Abstract

Populations of invasive ship rat (Rattus rattus) and house mouse (Mus musculus) vary greatly over both time and space in New Zealand’s indigenous forests. Both species threaten endemic fauna, and their spatiotemporal variation over short time scales and steep environmental gradients present substantial challenges for conservation management. We fitted models to 18 years of 3-monthly records from a large-scale tracking-tunnel network to (1) predict, classify and describe forest-wide spatial patterns of temporal dynamics of unmanaged rat and mouse populations, and (2) understand the population-limiting roles of environment and biotic interactions. We distinguish six classes of forest rodent dynamics by classifying deciles of predicted rat-tracking rates.
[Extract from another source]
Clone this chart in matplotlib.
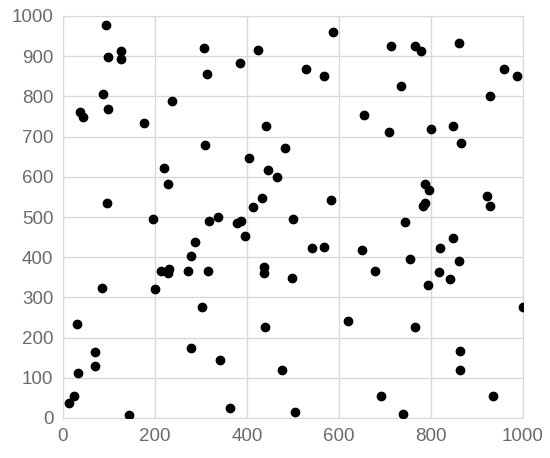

Classes form sequences across broad latitudinal and elevation gradients, and grade from ‘irruptive’, with low median but synchronous high maximum rat and mouse tracking rates in colder forests, to ‘continuously ratty’, with high median rat and low unsynchronised mouse tracking rates in warmer forests. Mice irrupt alone more frequently in colder forests, and their tracking rates are spatially reciprocal with rat tracking rate minima but not maxima. We conclude that predictable spatial patterns of rodent population dynamics arise from stronger low-temperature limitations on rats than mice, biotic limitation of mice by rats, and spatiotemporal food resource patterns affecting both species. Practical implications are that native species conservation in New Zealand forests requires spatially-differentiated predator management regimes; ship rats are likely to become increasingly prevalent at higher elevations as climate warms; and suppression of ship rats alone will release house mouse populations, especially in warmer forests.